A devoted father died "in agony" and "growling like an animal" after waiting more than an hour for an ambulance following a stroke.
Tony Lane, 54, collapsed suddenly in a car park during a day out with wife Michelle.
But East Midlands Ambulance Service said it was "experiencing very large numbers of emergencies at that time" and the dad was told he had to wait more than an hour for an paramedics.
Mr Lane died in hospital the next day. His stroke was due to bleeding to his brain, caused in turn by an aneurysm.
Speaking from her family home in Selston, Nottinghamshire, Mrs Lane, who has since suffered post-traumatic stress disorder, told the BBC: "All I wanted was an ambulance.
"They couldn’t have saved him but he wouldn’t have died in absolute agony – and I watched my husband die in absolute agony.
"My nephew drove the car and I held my husband in my arms as he was repeatedly screaming ‘pain, pain, head, pain’.
"He was growling like a wild animal.
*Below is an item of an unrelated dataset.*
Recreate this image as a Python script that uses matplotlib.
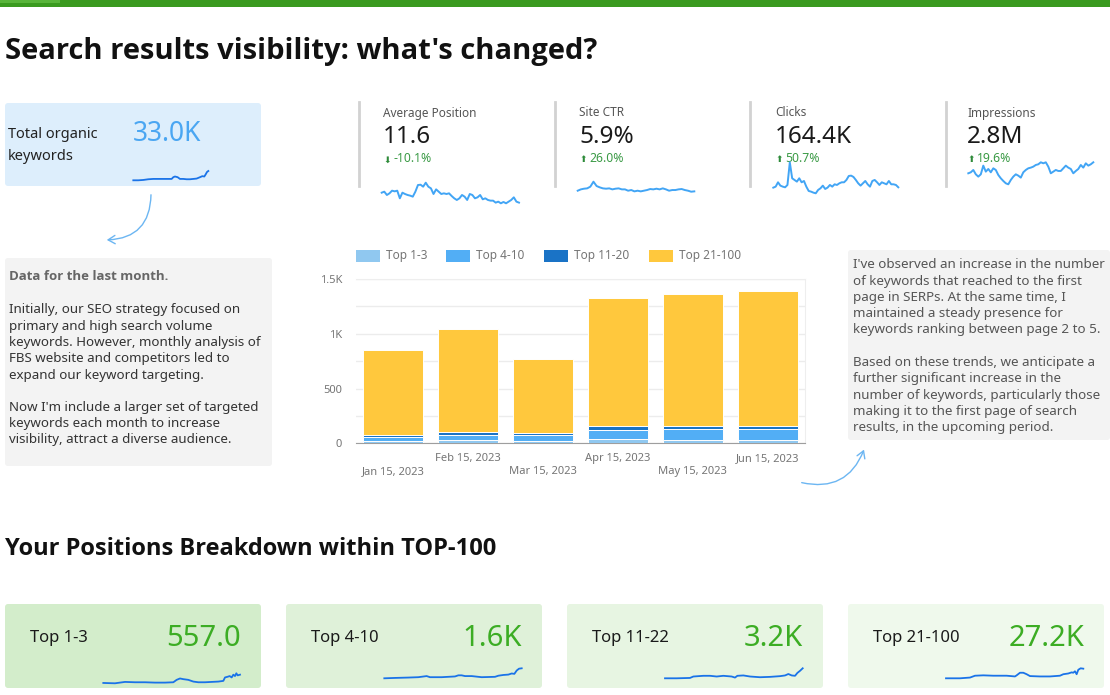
import matplotlib
matplotlib.use('Agg')
import matplotlib.pyplot as plt
from matplotlib.patches import FancyBboxPatch, Rectangle, FancyArrowPatch
import numpy as np

plt.rcParams['font.family'] = ['Noto Sans', 'DejaVu Sans']
BOLD = ['Open Sans', 'DejaVu Sans']

W, H = 1110, 695

# ---- data ----
bar_dates = ['Jan 15, 2023', 'Feb 15, 2023', 'Mar 15, 2023',
             'Apr 15, 2023', 'May 15, 2023', 'Jun 15, 2023']
series_names = ['Top 1-3', 'Top 4-10', 'Top 11-20', 'Top 21-100']
top_1_3 = [20, 30, 20, 38, 30, 30]
top_4_10 = [40, 45, 55, 85, 97, 97]
top_11_20 = [15, 25, 18, 35, 27, 27]
top_21_100 = [773, 939, 673, 1172, 1213, 1240]
series_colors = ['#90c8f0', '#52aef5', '#1a73c6', '#ffc83d']

kpi_names = ['Average Position', 'Site CTR', 'Clicks', 'Impressions']
kpi_values = ['11.6', '5.9%', '164.4K', '2.8M']
kpi_changes = ['-10.1%', '26.0%', '50.7%', '19.6%']
kpi_up = [False, True, True, True]

# sparkline readings (relative heights)
spark_avg_pos = [37, 40, 30, 35, 43, 41, 43, 20, 37, 33, 30, 28, 25, 40, 60, 61, 55, 67,
                 55, 50, 33, 47, 40, 33, 35, 33, 35, 27, 20, 15, 20, 30, 25, 15, 33, 30,
                 20, 23, 30, 17, 20, 15, 13, 13, 7, 10, 5, 9, 5, 10, 15, 23, 10, 7]
spark_ctr = [8, 12, 14, 15, 20, 35, 22, 18, 15, 14, 15, 12, 14, 15, 12, 12, 8, 10, 6,
             8, 6, 8, 10, 13, 12, 14, 12, 15, 12, 8, 10, 10, 12, 13, 10, 8, 5, 6]
spark_clicks = [22, 25, 38, 28, 25, 23, 30, 98, 50, 45, 40, 50, 38, 42, 25, 12, 10, 7,
                5, 15, 20, 28, 18, 22, 30, 25, 32, 30, 35, 38, 38, 45, 57, 58, 54, 45,
                35, 28, 35, 42, 32, 25, 42, 45, 38, 30, 38, 35, 32, 42, 32, 32, 30, 23]
spark_impr = [40, 43, 50, 37, 30, 37, 63, 45, 53, 43, 55, 50, 35, 25, 17, 10, 7, 20, 30,
              37, 33, 27, 43, 50, 55, 57, 60, 65, 67, 73, 70, 73, 60, 40, 45, 50, 47, 47,
              55, 63, 57, 53, 40, 47, 53, 65, 57, 70, 63, 67, 73]
org_x = [25, 40, 55, 70, 85, 100, 115, 130, 140, 145, 150, 158, 165, 175, 185, 195,
         205, 215, 225, 232, 238, 242, 246, 250]
org_y = [2, 2, 3, 5, 6, 6, 6, 6, 6, 11, 13, 11, 6, 6, 5, 5, 6, 7, 11, 14, 13, 19, 26, 29]

card_names = ['Top 1-3', 'Top 4-10', 'Top 11-22', 'Top 21-100']
card_values = ['557.0', '1.6K', '3.2K', '27.2K']
card1_x = [25, 60, 90, 120, 150, 180, 210, 235, 245, 255, 265, 280, 295, 310, 330,
           350, 370, 385, 390, 398, 404, 410, 415, 420, 424, 428, 435]
card1_y = [4, 3, 7, 6, 6, 5, 5, 6, 13, 17, 15, 13, 8, 6, 6, 7, 8, 10, 20, 22, 24, 20,
           28, 24, 32, 26, 28]
card2_x = [868, 900, 940, 970, 995, 1005, 1040, 1080, 1090, 1100, 1110, 1130, 1160,
           1200, 1210, 1225, 1240, 1250, 1258, 1265, 1272, 1280]
card2_y = [3, 4, 5, 6, 9, 6, 6, 8, 11, 11, 9, 9, 6, 7, 10, 12, 13, 16, 15, 24, 29, 30]
card3_x = [15, 50, 90, 100, 130, 150, 170, 190, 215, 225, 232, 250, 270, 300, 330, 360,
           375, 385, 395, 405, 412, 420, 428]
card3_y = [3, 3, 4, 8, 10, 10, 8, 10, 8, 5, 10, 11, 8, 6, 7, 9, 11, 15, 11, 10, 18, 24, 31]
card4_x = [858, 900, 930, 945, 970, 1000, 1040, 1065, 1070, 1080, 1090, 1100, 1110,
           1140, 1170, 1200, 1210, 1225, 1235, 1240, 1245, 1250, 1255, 1262, 1270]
card4_y = [3, 3, 5, 10, 11, 10, 10, 8, 11, 18, 18, 14, 9, 8, 8, 10, 14, 16, 19, 18, 22,
           14, 26, 30, 29]

left_note = ["Initially, our SEO strategy focused on",
             "primary and high search volume",
             "keywords. However, monthly analysis of",
             "FBS website and competitors led to",
             "expand our keyword targeting.",
             "",
             "Now I'm include a larger set of targeted",
             "keywords each month to increase",
             "visibility, attract a diverse audience."]
right_note = ["I've observed an increase in the number",
              "of keywords that reached to the first",
              "page in SERPs. At the same time, I",
              "maintained a steady presence for",
              "keywords ranking between page 2 to 5.",
              "",
              "Based on these trends, we anticipate a",
              "further significant increase in the",
              "number of keywords, particularly those",
              "making it to the first page of search",
              "results, in the upcoming period."]


def rect(x0, y0, x1, y1):
    return [x0 / W, 1 - y1 / H, (x1 - x0) / W, (y1 - y0) / H]


def spark(x0, y0, x1, y1, xs, ys, color, lw=1.4):
    a = fig.add_axes(rect(x0, y0, x1, y1))
    a.plot(xs, ys, color=color, lw=lw, clip_on=False, solid_joinstyle='round')
    a.set_xlim(min(xs), max(xs))
    a.set_ylim(min(ys), max(ys))
    a.axis('off')
    a.patch.set_alpha(0)
    return a


fig = plt.figure(figsize=(W / 100, H / 100), dpi=100)
bg = fig.add_axes([0, 0, 1, 1])
bg.set_xlim(0, W)
bg.set_ylim(H, 0)
bg.axis('off')

# top green strip
bg.add_patch(Rectangle((0, 0), W, 7, color='#3a9a1f', lw=0))
bg.add_patch(Rectangle((0, 0), 60, 3, color='#58b43a', lw=0))

bg.text(5, 52, "Search results visibility: what's changed?", fontsize=21,
        fontweight='bold', family=BOLD, va='center', ha='left', color='#111111')

# total organic keywords card
bg.add_patch(FancyBboxPatch((5, 103), 256, 83, boxstyle='round,pad=0,rounding_size=3',
                            fc='#ddeefc', ec='none'))
bg.text(8, 135, 'Total organic', fontsize=10.5, va='center', color='#222222')
bg.text(8, 156, 'keywords', fontsize=10.5, va='center', color='#222222')
bg.text(133, 134, '33.0K', fontsize=19, va='center', color='#4aa6f2')
spark(133.3, 171, 208.3, 180.3, org_x, org_y, '#1a73e8', 1.3)

bg.add_patch(FancyArrowPatch((151, 192), (104, 240), connectionstyle='arc3,rad=-0.5',
                             arrowstyle='->,head_length=5,head_width=3', color='#6cb6f2',
                             lw=1))

# KPI columns
sep_x = [359, 555, 750, 946]
lab_x = [383, 579, 775, 967]
spark_boxes = [(381.7, 182.7, 519, 203.3), (577.7, 181.7, 694.3, 191.7),
               (773.3, 162.3, 898.3, 193.3), (968.3, 162.3, 1093.3, 184.3)]
spark_data = [spark_avg_pos, spark_ctr, spark_clicks, spark_impr]
for i in range(4):
    bg.plot([sep_x[i], sep_x[i]], [102, 186], color='#d2d2d2', lw=2)
    bg.text(lab_x[i], 113, kpi_names[i], fontsize=8.5, va='center', color='#555555')
    bg.text(lab_x[i], 137, kpi_values[i], fontsize=17.5, va='center', color='#1a1a1a')
    arrow = '⬆' if kpi_up[i] else '⬇'
    bg.text(lab_x[i], 160, arrow, fontsize=6.5, va='center', color='#2e8b3a',
            family=['DejaVu Sans'])
    bg.text(lab_x[i] + 10, 159, kpi_changes[i], fontsize=8.8, va='center', color='#3a9a45')
    sb = spark_boxes[i]
    d = spark_data[i]
    spark(sb[0], sb[1], sb[2], sb[3], list(range(len(d))), d, '#42a5f5', 1.4)

# left note
bg.add_patch(FancyBboxPatch((5, 258), 267, 208, boxstyle='round,pad=0,rounding_size=3',
                            fc='#f3f3f3', ec='none'))
bg.text(9, 277, 'Data for the last month.', fontsize=9.5, fontweight='bold', family=BOLD,
        va='center', color='#666666')
for k, line in enumerate(left_note):
    bg.text(9, 310 + k * 16.25, line, fontsize=9.6, va='center', color='#333333')

# right note
bg.add_patch(FancyBboxPatch((848, 250), 262, 190, boxstyle='round,pad=0,rounding_size=3',
                            fc='#f3f3f3', ec='none'))
for k, line in enumerate(right_note):
    bg.text(853, 265 + k * 16.25, line, fontsize=9.65, va='center', color='#555555')

bg.add_patch(FancyArrowPatch((799, 482), (865, 447), connectionstyle='arc3,rad=0.45',
                             arrowstyle='->,head_length=5,head_width=3', color='#6cb6f2',
                             lw=1))

# stacked bar chart
ax = fig.add_axes(rect(356, 279, 805, 443.3))
xs = np.arange(len(bar_dates))
bottom = np.zeros(len(bar_dates))
for name, vals, col in zip(series_names, [top_1_3, top_4_10, top_11_20, top_21_100],
                           series_colors):
    ax.bar(xs, vals, 0.8, bottom=bottom, color=col, edgecolor='white', linewidth=0.7,
           label=name, zorder=3)
    bottom += np.array(vals)
ax.set_xlim(-0.5, len(bar_dates) - 0.5)
ax.set_ylim(0, 1500)
ax.set_yticks([0, 500, 1000, 1500])
ax.set_yticklabels(['0', '500', '1K', '1.5K'])
ax.set_yticks([250, 750, 1250], minor=True)
ax.grid(axis='y', which='both', color='#ececec', lw=1, zorder=0)
ax.set_xticks(xs)
ax.set_xticklabels([d if i % 2 else '\n' + d for i, d in enumerate(bar_dates)],
                   linespacing=1.25)
ax.tick_params(axis='both', which='both', length=0, colors='#757575', labelsize=8)
ax.tick_params(axis='y', pad=10)
ax.tick_params(axis='x', pad=7)
for s in ['top', 'right']:
    ax.spines[s].set_color('#eeeeee')
ax.spines['left'].set_visible(False)
ax.spines['bottom'].set_color('#9e9e9e')

# legend drawn by hand
leg_x = [356, 446, 544, 649]
for name, col, lx in zip(series_names, series_colors, leg_x):
    bg.add_patch(Rectangle((lx, 250), 24, 12, color=col, lw=0))
    bg.text(lx + 30, 256, name, fontsize=8.5, va='center', color='#757575')

# breakdown
bg.text(5, 549, 'Your Positions Breakdown within TOP-100', fontsize=17, fontweight='bold',
        family=BOLD, va='center', color='#111111')
card_x = [5, 286, 567, 848]
card_colors = ['#d3edcb', '#dff1d9', '#e7f5e2', '#eff9ec']
card_sparks = [((103.3, 673.3, 240, 683.3), card1_x, card1_y),
               ((384.3, 668.3, 521.7, 678.3), card2_x, card2_y),
               ((665, 668.3, 802.7, 678.3), card3_x, card3_y),
               ((946, 668.3, 1083.3, 678.3), card4_x, card4_y)]
for i in range(4):
    cx = card_x[i]
    bg.add_patch(FancyBboxPatch((cx, 604), 256, 84, boxstyle='round,pad=0,rounding_size=3',
                                fc=card_colors[i], ec='none'))
    bg.text(cx + 25, 638, card_names[i], fontsize=12, va='center', color='#1a1a1a')
    bg.text(cx + 236, 638, card_values[i], fontsize=21, va='center', ha='right',
            color='#3cad24')
    b, sx, sy = card_sparks[i]
    spark(b[0], b[1], b[2], b[3], sx, sy, '#1a73e8', 1.3)

fig.savefig('out.png', dpi=100)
His eyes were rolled to the back of his head."
After three minutes Mrs Lane handed the phone over to a passerby because she was so distressed.
But the East Midlands Ambulance Service call handler, reading from a script, said: "We are experiencing a very large number of life-threatening emergencies at the moment.
"However we do aim to be with you within the next 60 minutes or as soon as an ambulance is available and will be dispatched."
Mrs Lane, though, chose to make her own way to the nearest hospital, some eight miles away, in September last year.
"It was horrendous," the grieving mum added.
The ambulance service is now carrying out a trial in which patients who have suffered strokes are treated as a higher priority but this is unrelated to Mr Lane’s death.
Ben Holdaway, director of operations at East Midlands Ambulance Service, said: "The call had been recorded as a potentially serious condition but we were experiencing very large numbers of emergencies at that time.
"The caller was informed we aimed to be with the family within 60 minutes, or as soon as the next ambulance was available to be dispatched to them.
"Representatives from EMAS have previously been in contact with Mrs Lane and have visited her at home to offer our sincere condolences and to talk about her concerns."